EXERCISE DETAILS
Return the listing below verbatim. Pictures do not belong in the copy.

GIVEN DATA
——

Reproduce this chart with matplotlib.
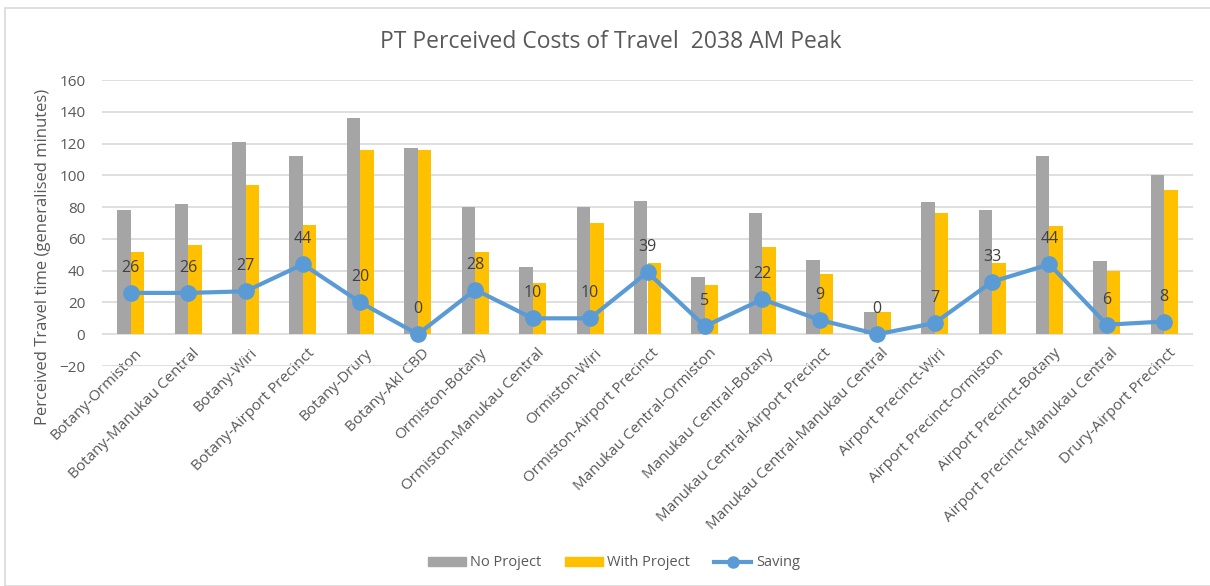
import matplotlib
matplotlib.use("Agg")
import matplotlib.pyplot as plt
import matplotlib.transforms as mtransforms
import numpy as np
from matplotlib.patches import Rectangle
from matplotlib.lines import Line2D

plt.rcParams['font.family'] = ['Open Sans', 'DejaVu Sans']

routes = [
    "Botany-Ormiston", "Botany-Manukau Central", "Botany-Wiri",
    "Botany-Airport Precinct", "Botany-Drury", "Botany-Akl CBD",
    "Ormiston-Botany", "Ormiston-Manukau Central", "Ormiston-Wiri",
    "Ormiston-Airport Precinct", "Manukau Central-Ormiston",
    "Manukau Central-Botany", "Manukau Central-Airport Precinct",
    "Manukau Central-Manukau Central", "Airport Precinct-Wiri",
    "Airport Precinct-Ormiston", "Airport Precinct-Botany",
    "Airport Precinct-Manukau Central", "Drury-Airport Precinct",
]
no_project = [78, 82, 121, 112, 136, 117, 80, 42, 80, 84, 36, 76, 47,
              14, 83, 78, 112, 46, 100]
with_project = [52, 56, 94, 69, 116, 116, 52, 32, 70, 45, 31, 55, 38,
                14, 76, 45, 68, 40, 91]
saving = [26, 26, 27, 44, 20, 0, 28, 10, 10, 39, 5, 22, 9, 0, 7, 33, 44, 6, 8]

GREY = "#A5A5A5"
GOLD = "#FFC000"
BLUE = "#5B9BD5"
TXT = "#595959"

W, H = 1210, 586
fig = plt.figure(figsize=(W / 100, H / 100), dpi=100)

# chart area border
fig.patches.append(Rectangle((5 / W, 0), 1.2, 1 - 8 / H, transform=fig.transFigure,
                             fill=False, edgecolor="#D9D9D9", linewidth=1.2))

ax = fig.add_axes([102 / W, 1 - 366 / H, (1193 - 102) / W, (366 - 80) / H])

x = np.arange(len(routes))
bw = 0.235
ax.bar(x - bw / 2, no_project, bw, color=GREY, zorder=2)
ax.bar(x + bw / 2, with_project, bw, color=GOLD, zorder=2)
ax.plot(x, saving, color=BLUE, linewidth=3, marker="o", markersize=11, zorder=3)

for xi, s in zip(x, saving):
    ax.annotate(str(s), (xi, s), xytext=(0, 18), textcoords="offset points",
                ha="center", va="center", fontsize=11.5, color="#404040", zorder=4)

ax.set_xlim(-0.5, len(routes) - 0.5)
ax.set_ylim(-20, 160)
ax.set_yticks(np.arange(-20, 161, 20))
ax.yaxis.grid(True, color="#D9D9D9", linewidth=1.2, zorder=0)
ax.set_axisbelow(True)
for sp in ax.spines.values():
    sp.set_visible(False)
ax.tick_params(axis="both", length=0, colors=TXT)
ax.tick_params(axis="y", labelsize=11, pad=12)

# category labels hang off the zero line, not the bottom of the axes
ax.set_xticks(x)
ax.set_xticklabels(routes, rotation=45, ha="right", va="top",
                   rotation_mode="anchor", fontsize=11, color=TXT)
ax.tick_params(axis="x", pad=2)
shift = mtransforms.ScaledTranslation(4 / 100, 23 / 100, fig.dpi_scale_trans)
for lab in ax.get_xticklabels():
    lab.set_transform(lab.get_transform() + shift)

fig.text(43 / W, 1 - 257 / H, "Perceived Travel time (generalised minutes)",
         rotation=90, ha="center", va="center", fontsize=12, color=TXT)

fig.text(611 / W, 1 - 42 / H, "PT Perceived Costs of Travel  2038 AM Peak",
         ha="center", va="center", fontsize=16.5, color=TXT)

handles = [
    Rectangle((0, 0), 1, 1, color=GREY),
    Rectangle((0, 0), 1, 1, color=GOLD),
    Line2D([], [], color=BLUE, linewidth=3, marker="o", markersize=8),
]
leg = fig.legend(handles, ["No Project", "With Project", "Saving"],
                 loc="center", bbox_to_anchor=(614 / W, 1 - 563 / H), ncol=3,
                 frameon=False, fontsize=10.5, handlelength=2.6, handleheight=0.6,
                 columnspacing=1.6, handletextpad=0.3)
for t in leg.get_texts():
    t.set_color(TXT)

fig.savefig("out.png", dpi=100)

——

REPLY
Reproduce this chart with matplotlib.
import matplotlib
matplotlib.use("Agg")
import matplotlib.pyplot as plt
import matplotlib.transforms as mtransforms
import numpy as np
from matplotlib.patches import Rectangle
from matplotlib.lines import Line2D

plt.rcParams['font.family'] = ['Open Sans', 'DejaVu Sans']

routes = [
    "Botany-Ormiston", "Botany-Manukau Central", "Botany-Wiri",
    "Botany-Airport Precinct", "Botany-Drury", "Botany-Akl CBD",
    "Ormiston-Botany", "Ormiston-Manukau Central", "Ormiston-Wiri",
    "Ormiston-Airport Precinct", "Manukau Central-Ormiston",
    "Manukau Central-Botany", "Manukau Central-Airport Precinct",
    "Manukau Central-Manukau Central", "Airport Precinct-Wiri",
    "Airport Precinct-Ormiston", "Airport Precinct-Botany",
    "Airport Precinct-Manukau Central", "Drury-Airport Precinct",
]
no_project = [78, 82, 121, 112, 136, 117, 80, 42, 80, 84, 36, 76, 47,
              14, 83, 78, 112, 46, 100]
with_project = [52, 56, 94, 69, 116, 116, 52, 32, 70, 45, 31, 55, 38,
                14, 76, 45, 68, 40, 91]
saving = [26, 26, 27, 44, 20, 0, 28, 10, 10, 39, 5, 22, 9, 0, 7, 33, 44, 6, 8]

GREY = "#A5A5A5"
GOLD = "#FFC000"
BLUE = "#5B9BD5"
TXT = "#595959"

W, H = 1210, 586
fig = plt.figure(figsize=(W / 100, H / 100), dpi=100)

# chart area border
fig.patches.append(Rectangle((5 / W, 0), 1.2, 1 - 8 / H, transform=fig.transFigure,
                             fill=False, edgecolor="#D9D9D9", linewidth=1.2))

ax = fig.add_axes([102 / W, 1 - 366 / H, (1193 - 102) / W, (366 - 80) / H])

x = np.arange(len(routes))
bw = 0.235
ax.bar(x - bw / 2, no_project, bw, color=GREY, zorder=2)
ax.bar(x + bw / 2, with_project, bw, color=GOLD, zorder=2)
ax.plot(x, saving, color=BLUE, linewidth=3, marker="o", markersize=11, zorder=3)

for xi, s in zip(x, saving):
    ax.annotate(str(s), (xi, s), xytext=(0, 18), textcoords="offset points",
                ha="center", va="center", fontsize=11.5, color="#404040", zorder=4)

ax.set_xlim(-0.5, len(routes) - 0.5)
ax.set_ylim(-20, 160)
ax.set_yticks(np.arange(-20, 161, 20))
ax.yaxis.grid(True, color="#D9D9D9", linewidth=1.2, zorder=0)
ax.set_axisbelow(True)
for sp in ax.spines.values():
    sp.set_visible(False)
ax.tick_params(axis="both", length=0, colors=TXT)
ax.tick_params(axis="y", labelsize=11, pad=12)

# category labels hang off the zero line, not the bottom of the axes
ax.set_xticks(x)
ax.set_xticklabels(routes, rotation=45, ha="right", va="top",
                   rotation_mode="anchor", fontsize=11, color=TXT)
ax.tick_params(axis="x", pad=2)
shift = mtransforms.ScaledTranslation(4 / 100, 23 / 100, fig.dpi_scale_trans)
for lab in ax.get_xticklabels():
    lab.set_transform(lab.get_transform() + shift)

fig.text(43 / W, 1 - 257 / H, "Perceived Travel time (generalised minutes)",
         rotation=90, ha="center", va="center", fontsize=12, color=TXT)

fig.text(611 / W, 1 - 42 / H, "PT Perceived Costs of Travel  2038 AM Peak",
         ha="center", va="center", fontsize=16.5, color=TXT)

handles = [
    Rectangle((0, 0), 1, 1, color=GREY),
    Rectangle((0, 0), 1, 1, color=GOLD),
    Line2D([], [], color=BLUE, linewidth=3, marker="o", markersize=8),
]
leg = fig.legend(handles, ["No Project", "With Project", "Saving"],
                 loc="center", bbox_to_anchor=(614 / W, 1 - 563 / H), ncol=3,
                 frameon=False, fontsize=10.5, handlelength=2.6, handleheight=0.6,
                 columnspacing=1.6, handletextpad=0.3)
for t in leg.get_texts():
    t.set_color(TXT)

fig.savefig("out.png", dpi=100)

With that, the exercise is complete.